Samenvattend kunnen we zeggen dat het moderne astrofysisch onderzoek een in verschillende opzichten redelijk verantwoord beeld levert van de wordingsgeschiedenis van het heelal en ons de middelen aan de hand doet de tijdsduur waarin dit proces zich heeft voltrokken met niet al te grote onzekerheid te schatten. ‘In den beginne’ was er alleen waterstof. Over de herkomst daarvan weten we niets. Het is als het ware de oermaterie, waaruit al het andere voortkomt. Wil men een ‘scheppingsact’ aanvaarden, dan zou deze kunnen zijn de creatie van de eenvoudigst denkbare stof, de waterstof. Met deze zijn alle potenties gegeven, alle eigenschappen en mogelijkheden, die in de meer gecompliceerde stoffen aanwezig zijn. De waterstofkernen zijn de bouwstenen der materie. Maar de natuurwetenschap is niet bij machte enige uitspraak omtrent het ontstaan van waterstof te doen.

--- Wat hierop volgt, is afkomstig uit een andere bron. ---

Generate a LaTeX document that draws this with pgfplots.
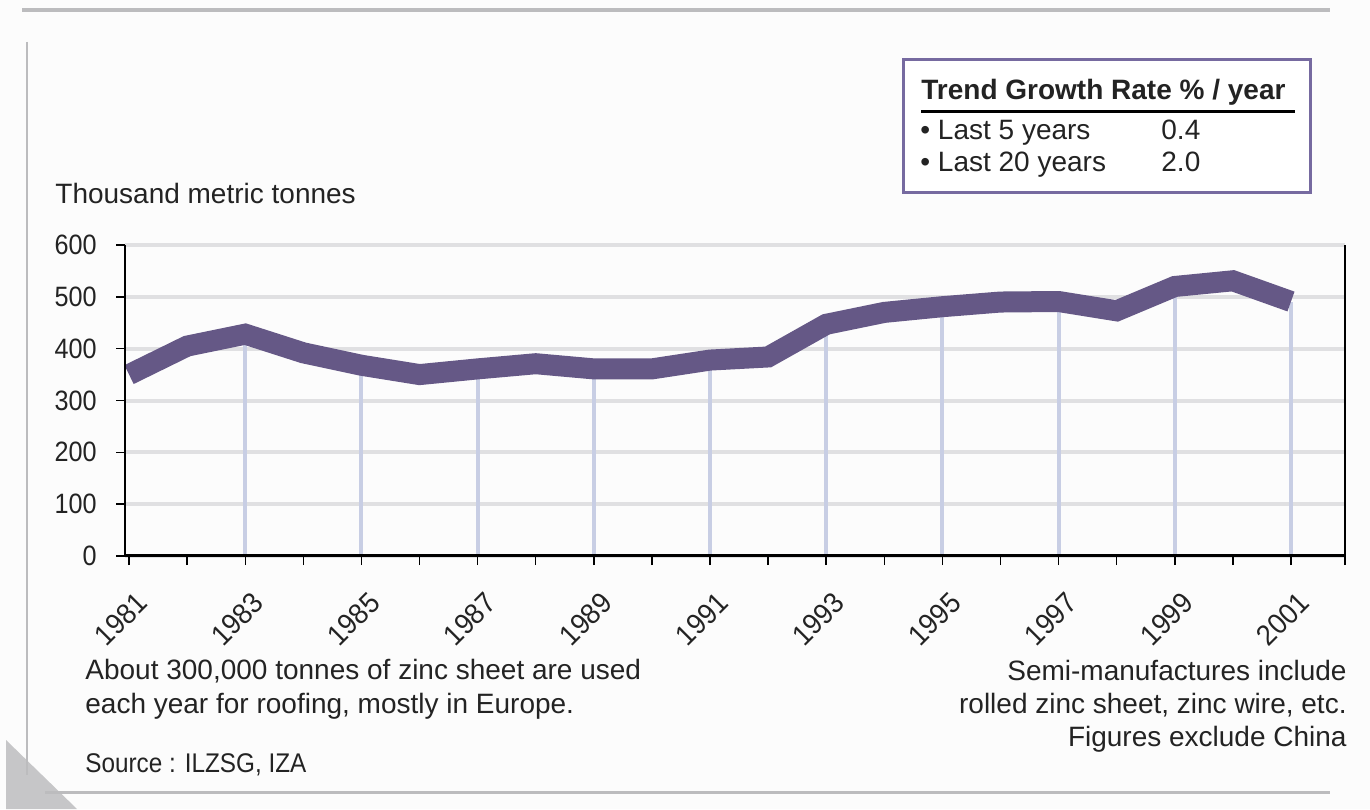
\documentclass[border=0pt]{standalone}
\usepackage{fontspec}
\setmainfont{Liberation Sans}
\newfontfamily\ticknarrow[FakeStretch=0.9]{Liberation Sans}
\newfontfamily\yearfont[FakeStretch=0.93]{Liberation Sans}
\usepackage{pgfplots}
\usepackage{pgfplotstable}
\pgfplotsset{compat=1.18}

\definecolor{zincline}{RGB}{101,88,134}
\definecolor{dropline}{RGB}{200,206,228}
\definecolor{gridgray}{RGB}{224,224,226}
\definecolor{framegray}{RGB}{198,198,200}
\definecolor{boxpurple}{RGB}{118,106,160}
\definecolor{pagebg}{RGB}{252,252,252}
\definecolor{ink}{RGB}{35,35,35}

% Consumption of zinc semi-manufactures, thousand metric tonnes
\pgfplotstableread{
year value
1981 350
1982 405
1983 428
1984 392
1985 368
1986 350
1987 361
1988 371
1989 361
1990 361
1991 378
1992 384
1993 447
1994 470
1995 481
1996 490
1997 491
1998 473
1999 520
2000 531
2001 491
}\semis

% the same values at the labelled (odd) years, for the drop lines
\pgfplotstableread{
year value
1983 428
1985 368
1987 361
1989 361
1991 378
1993 447
1995 481
1997 491
1999 520
2001 491
}\oddyears

\begin{document}
\begin{tikzpicture}
\useasboundingbox (0,0) rectangle (685pt,404.5pt);
\fill[pagebg] (0,0) rectangle (685pt,404.5pt);

% page frame
\fill[framegray] (3pt,34.5pt) -- (3pt,0pt) -- (38.5pt,0pt) -- cycle;
\draw[framegray!95!black, line width=2pt] (11pt,399.5pt) -- (665pt,399.5pt);
\draw[framegray!95!black, line width=1pt] (13.5pt,383.5pt) -- (13.5pt,17pt);
\draw[framegray!95!black, line width=1.5pt] (22.5pt,8.5pt) -- (665pt,8.5pt);

\begin{axis}[
  name=ax,
  at={(62.5pt,126.5pt)}, anchor=south west,
  scale only axis, width=610pt, height=155.5pt,
  xmin=1980.93, xmax=2001.93, ymin=0, ymax=600,
  ytick={0,100,...,600},
  xtick={1981,1983,...,2001},
  minor xtick={1982,1984,...,2000,2001.93},
  x tick label style={/pgf/number format/1000 sep={}},
  tick align=outside, xtick pos=bottom, ytick pos=left,
  major tick length=4.5pt, minor tick length=4.5pt,
  tick style={black, line width=0.75pt},
  axis line style={draw=none},
  ymajorgrids, grid style={gridgray, line width=2pt},
  /pgf/number format/assume math mode=true,
  yticklabel style={font=\ticknarrow\fontsize{14}{16}\selectfont, text=ink,
    anchor=east, inner sep=0pt, xshift=-9.5pt},
  xticklabel style={font=\yearfont\fontsize{14.5}{16}\selectfont, text=ink,
    inner sep=0pt, anchor=center, xshift=-4pt, yshift=-27pt, rotate=45},
]
\addplot[ycomb, dropline, line width=2pt, mark=none]
  table[x=year, y=value] {\oddyears};
\addplot[zincline, line width=10.5pt, line join=miter, line cap=butt, mark=none]
  table[x=year, y=value] {\semis};
\end{axis}

% axis lines: left, right and a heavier baseline
\draw[black, line width=0.75pt] (ax.south west) -- (ax.north west);
\draw[black, line width=0.75pt] (ax.south east) -- (ax.north east);
\draw[black, line width=1.5pt] (ax.south west) -- (ax.south east);

\node[anchor=base west, inner sep=0pt, text=ink, font=\fontsize{14}{16}\selectfont]
  at (27.5pt,302.5pt) {Thousand metric tonnes};

% trend box
\draw[boxpurple, fill=white, line width=1.5pt] (451.5pt,374.5pt) rectangle (655pt,308pt);
\node[anchor=base west, inner sep=0pt, text=ink, font=\bfseries\fontsize{14}{16}\selectfont]
  at (460.5pt,354.5pt) {Trend Growth Rate \% / year};
\draw[black, line width=1.5pt] (460.5pt,348.5pt) -- (647.5pt,348.5pt);
\node[anchor=base west, inner sep=0pt, text=ink, font=\fontsize{14}{16}\selectfont]
  at (460pt,334.5pt) {• Last 5 years};
\node[anchor=base west, inner sep=0pt, text=ink, font=\fontsize{14}{16}\selectfont]
  at (580.5pt,334.5pt) {0.4};
\node[anchor=base west, inner sep=0pt, text=ink, font=\fontsize{14}{16}\selectfont]
  at (460pt,318.5pt) {• Last 20 years};
\node[anchor=base west, inner sep=0pt, text=ink, font=\fontsize{14}{16}\selectfont]
  at (580.5pt,318.5pt) {2.0};

% notes
\node[anchor=base west, inner sep=0pt, text=ink, font=\fontsize{14}{16}\selectfont]
  at (42.5pt,65pt) {About 300,000 tonnes of zinc sheet are used};
\node[anchor=base west, inner sep=0pt, text=ink, font=\fontsize{14}{16}\selectfont]
  at (42.5pt,48pt) {each year for roofing, mostly in Europe.};
\node[anchor=base west, inner sep=0pt, text=ink, font=\ticknarrow\fontsize{13.5}{16}\selectfont]
  at (42.5pt,18.5pt) {Source : ILZSG, IZA};

\node[anchor=base east, inner sep=0pt, text=ink, font=\fontsize{14}{16}\selectfont]
  at (673.5pt,64.5pt) {Semi-manufactures include};
\node[anchor=base east, inner sep=0pt, text=ink, font=\fontsize{14}{16}\selectfont]
  at (673.5pt,48pt) {rolled zinc sheet, zinc wire, etc.};
\node[anchor=base east, inner sep=0pt, text=ink, font=\fontsize{14}{16}\selectfont]
  at (673.5pt,31.5pt) {Figures exclude China};
\end{tikzpicture}
\end{document}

Nogmaals, het in dit artikel geschetste beeld van de ontwikkeling van het universum is zeer ruw en ongedetailleerd. In de loop der komende jaren zullen nog tal van bijzonderheden moeten worden opgehelderd en wijzigingen in bestaande opvattingen worden aangebracht. Maar het is stellig niet voorbarig te beweren dat het aan onze generatie is gelukt iets van het geheim van het ontstaan der dingen te doorgronden en een inzicht te krijgen in de wonderlijke processen, die de schepping ordenen en in stand houden. De mythe heeft voor het weten het veld moeten ruimen, maar heeft daardoor meer ruimte gelaten aan de religieuze contemplatie en aan de huivering voor het mysterie van de majesteit Gods.